Solution ideas are pragmatic implementation patterns for embedding great design into delivery: governance, research pipelines, prototyping infrastructure, accessibility automation, and measurement dashboards that keep UX work fast, auditable, and outcome-focused.

Solution Idea
Detailed Description
Device + App Interaction Blueprints
For hardware-paired products, provide end-to-end blueprints: device onboarding flows, OTA update UX, failure modes, and sync status patterns that reduce support calls and improve field reliability.
Journey Mapping + KPI Dashboards
Connect journey maps to telemetry: funnel visualization, drop-off heatmaps, and segment analysis; provide templates linking a UX change to expected KPI uplift and measurement queries.
Performance-Aware UI Delivery
Enforce bundle splitting, critical CSS inlining, image/post-processing pipeline, and performance budgets tied to UX metrics (Time to Interactive, First Input Delay) to safeguard mobile users and low-bandwidth contexts.
Accessibility Automation & Remediation Playbook
Integrate automated accessibility scans into CI, produce prioritized remediation lists, and provide a continuous conformance dashboard; include human spot audits and remediation sprints.
A/B & Feature Flag Integration for UI Experiments
Standardize experiment naming, metric tracking, and guardrails for UI experiments.

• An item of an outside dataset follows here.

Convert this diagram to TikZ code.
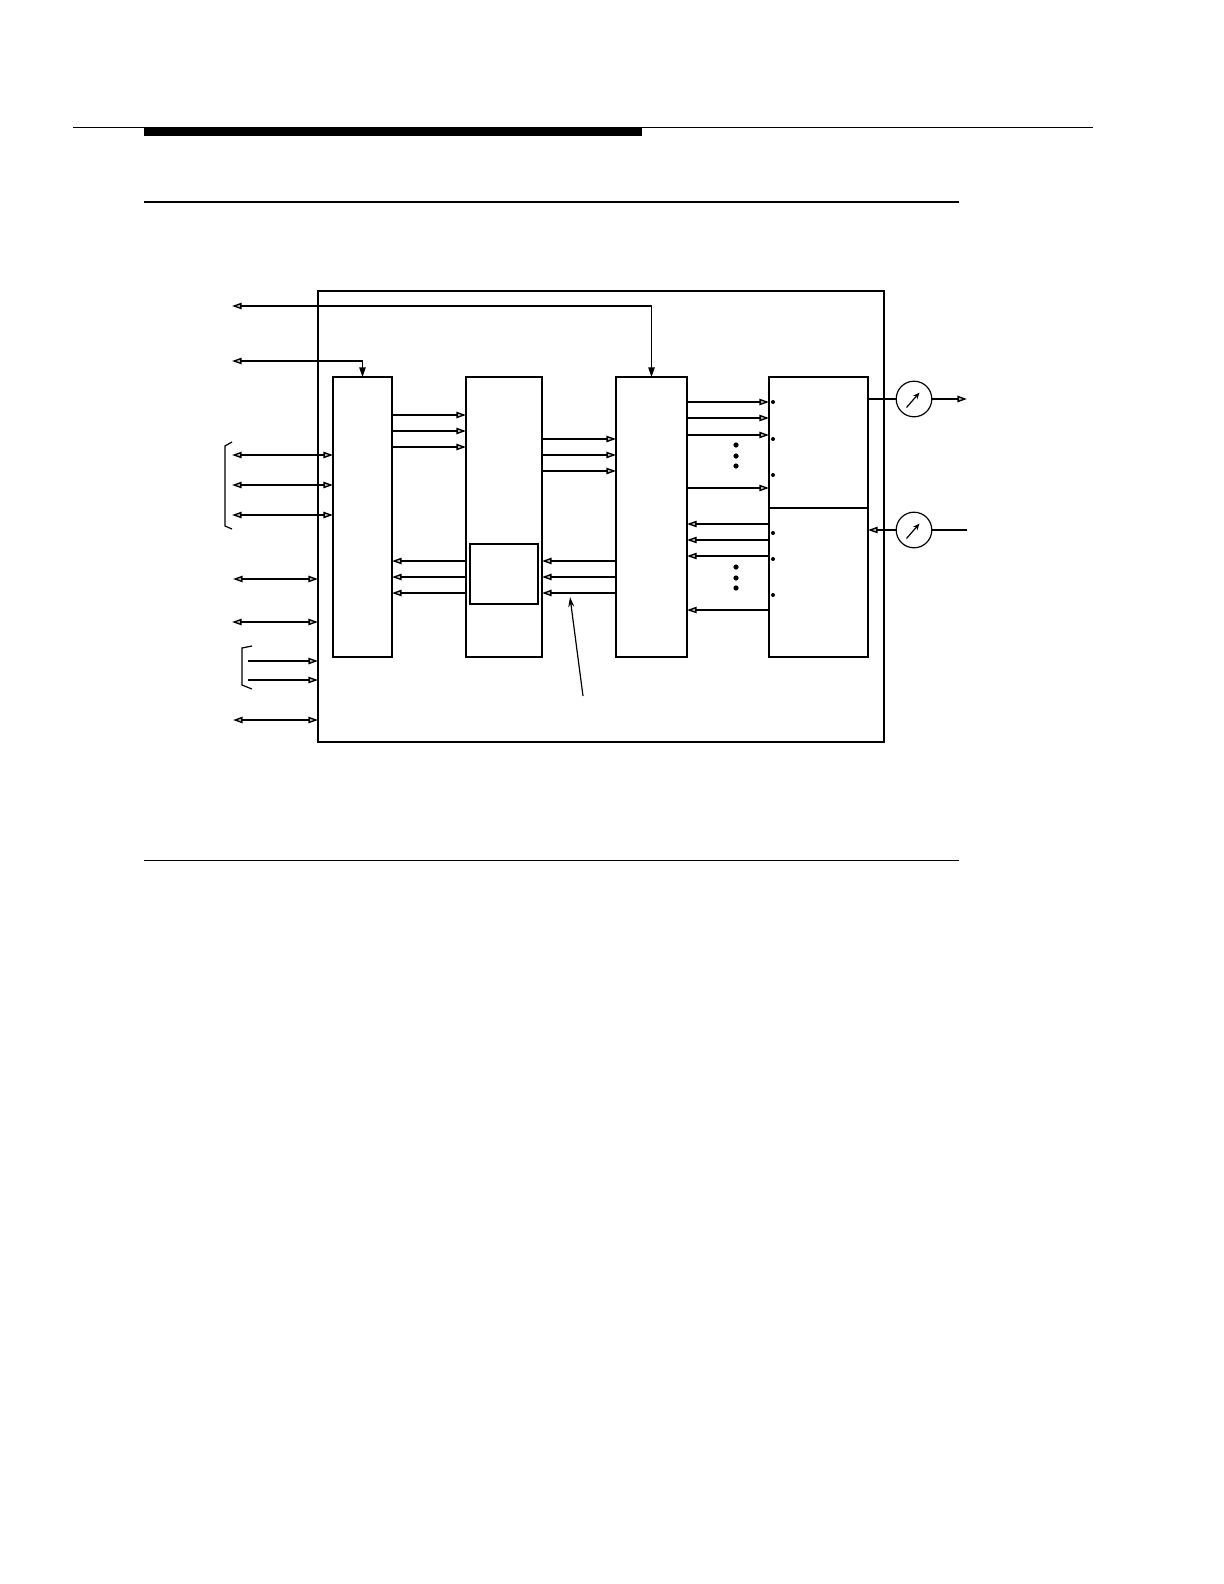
\documentclass[tikz,border=0pt]{standalone}
\usetikzlibrary{arrows.meta}
\begin{document}
\begin{tikzpicture}[x=0.5bp,y=-0.5bp, line width=0.6bp,
  >={Triangle[fill=gray!45,length=4.8bp,width=3.2bp,line width=0.7bp]},
  blk/.style={draw, inner sep=0pt, outer sep=0pt, anchor=north west},
  meter/.style={draw, circle, minimum size=17.8bp, inner sep=0pt, outer sep=0pt},
  downtip/.style={{Triangle[fill=gray!45,length=4.8bp,width=3.2bp,line width=0.7bp]}-{Triangle[length=4.8bp,width=3.2bp]}},
  needle/.style={-{Stealth[length=3.4bp,width=2.8bp]}},
  dotsm/.style={fill=black},
]
\useasboundingbox (0,0) rectangle (1224,1584);

% page rules
\draw[line width=0.5bp] (73,127) -- (1093,127);
\fill (144,128) rectangle (642,136);
\draw[line width=1bp] (144,202) -- (959,202);
\draw[line width=0.5bp] (144,860) -- (959,860);

% blocks
\node[blk, minimum width=283bp, minimum height=225.5bp] (frame) at (318,291) {};
\node[blk, minimum width=29.5bp, minimum height=140bp] (b1) at (333,377) {};
\node[blk, minimum width=38bp, minimum height=140bp] (b2) at (466,377) {};
\node[blk, minimum width=35.5bp, minimum height=140bp] (b3) at (616,377) {};
\node[blk, minimum width=49.5bp, minimum height=65.5bp] (b4a) at (769,377) {};
\node[blk, minimum width=49.5bp, minimum height=74.5bp] (b4b) at (769,508) {};
\node[blk, minimum width=34bp, minimum height=30bp] (mem) at (470,544) {};
\node[meter] (m1) at (914,399) {};
\node[meter] (m2) at (914,530) {};

% free ends
\coordinate (t1) at (232,306);
\coordinate (t2) at (232,361);
\coordinate (l1) at (232,455);
\coordinate (l2) at (232,485);
\coordinate (l3) at (232,515);
\coordinate (l4) at (233,579);
\coordinate (l5) at (232,622);
\coordinate (l6) at (248,661);
\coordinate (l7) at (248,680);
\coordinate (l8) at (233,720);
\coordinate (o1) at (967,399);
\coordinate (i2) at (967,530);
\coordinate (pt) at (583,696);
\coordinate (ptip) at (570,597);

% top feeds
\draw[downtip] (t1) -| (b3.north);
\draw[downtip] (t2) -| (b1.north);

% left signals
\foreach \c in {l1,l2,l3} \draw[<->] (\c) -- (\c -| b1.west);
\foreach \c in {l4,l5,l8} \draw[<->] (\c) -- (\c -| frame.west);
\foreach \c in {l6,l7} \draw[->] (\c) -- (\c -| frame.west);

% brackets
\draw (232,442) -- (225,446) -- (225,526) -- (232,529);
\draw (252,646) -- (242,648) -- (242,685) -- (252,689);

% inter-block buses
\foreach \y in {415,431,447} {\coordinate (h) at (0,\y); \draw[->] (b1.east |- h) -- (b2.west |- h);}
\foreach \y in {439,455,471} {\coordinate (h) at (0,\y); \draw[->] (b2.east |- h) -- (b3.west |- h);}
\foreach \y in {402,418,435,488} {\coordinate (h) at (0,\y); \draw[->] (b3.east |- h) -- (b4a.west |- h);}
\foreach \y in {524,540,556,610} {\coordinate (h) at (0,\y); \draw[->] (b4b.west |- h) -- (b3.east |- h);}
\foreach \y in {561,577,593} {\coordinate (h) at (0,\y); \draw[->] (b3.west |- h) -- (b2.east |- h);}
\foreach \y in {561,577,593} {\coordinate (h) at (0,\y); \draw[->] (b2.west |- h) -- (b1.east |- h);}

% dots
\foreach \y in {402,439,475,533,559,595} \fill[dotsm] (773,\y) circle (2);
\foreach \y in {445,456,466,567,578,588} \fill[dotsm] (736,\y) circle (2.6);

% meters
\draw (b4a.east |- m1) -- (m1.west);
\draw[->] (m1.east) -- (o1);
\draw[->] (m2.west) -- (b4b.east |- m2);
\draw (m2.east) -- (i2);
\draw[needle] ([shift={(-7.5,8.5)}]m1.center) -- ([shift={(5.5,-6.5)}]m1.center);
\draw[needle] ([shift={(-7.5,8.5)}]m2.center) -- ([shift={(5.5,-6.5)}]m2.center);

% pointer
\draw[-{Stealth[length=5bp,width=3bp]}] (pt) -- (ptip);
\end{tikzpicture}
\end{document}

Provide templates for hypothesis → metric mapping and automated result reporting to eliminate ad-hoc experiment setups.
Rapid Prototyping Lab
Provide kits (Figma templates, prototyping components, device farms) and integration with user-testing platforms for 1–3 day prototype tests. Include checklist for reach (accessibility, localization) so prototypes are production-aligned.
UX Research Pipeline
A repeatable research cadence: repository for research artifacts, recruitment templates, moderated usability templates, and a prioritization engine that converts findings into validated design tasks with expected KPIs.
Design System Governance & Versioning
Establish a steward team, release cadence, semantic versioning for components, and contribution workflow. Include visual regression tests, token enforcement in CI, and an adoption dashboard to measure usage and technical debt.